E não se avente qualquer desvio de ordem mental, qualquer perversidade patológica dos executores. Há uma estrutura genocida de sociedade que ultrapassa a condição individual. Estamos todos nela inseridos. É o projeto de uma civilização calcada na barbárie em que apenas alguns, os escolhidos, merecem viver, enquanto outros inevitavelmente devem ser colocados no altar sacrificial do deus mercado.

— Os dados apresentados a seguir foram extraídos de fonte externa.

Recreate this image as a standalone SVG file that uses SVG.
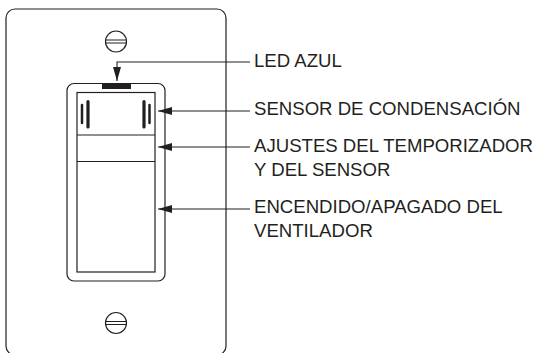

Afinal, sabe-se: os recursos materiais são escassos, as benesses da modernidade não são para todos e os direitos e garantias fundamentais estão devidamente privatizados, embalados em plástico como produtos comercializáveis para quem pode pagar. Ao mesmo tempo em que se oferecem, negam-se, de forma cínica, a Constituição, as leis e todas as maravilhas, objetos mágicos e luzes de led do capitalismo para a grande massa dos excluídos.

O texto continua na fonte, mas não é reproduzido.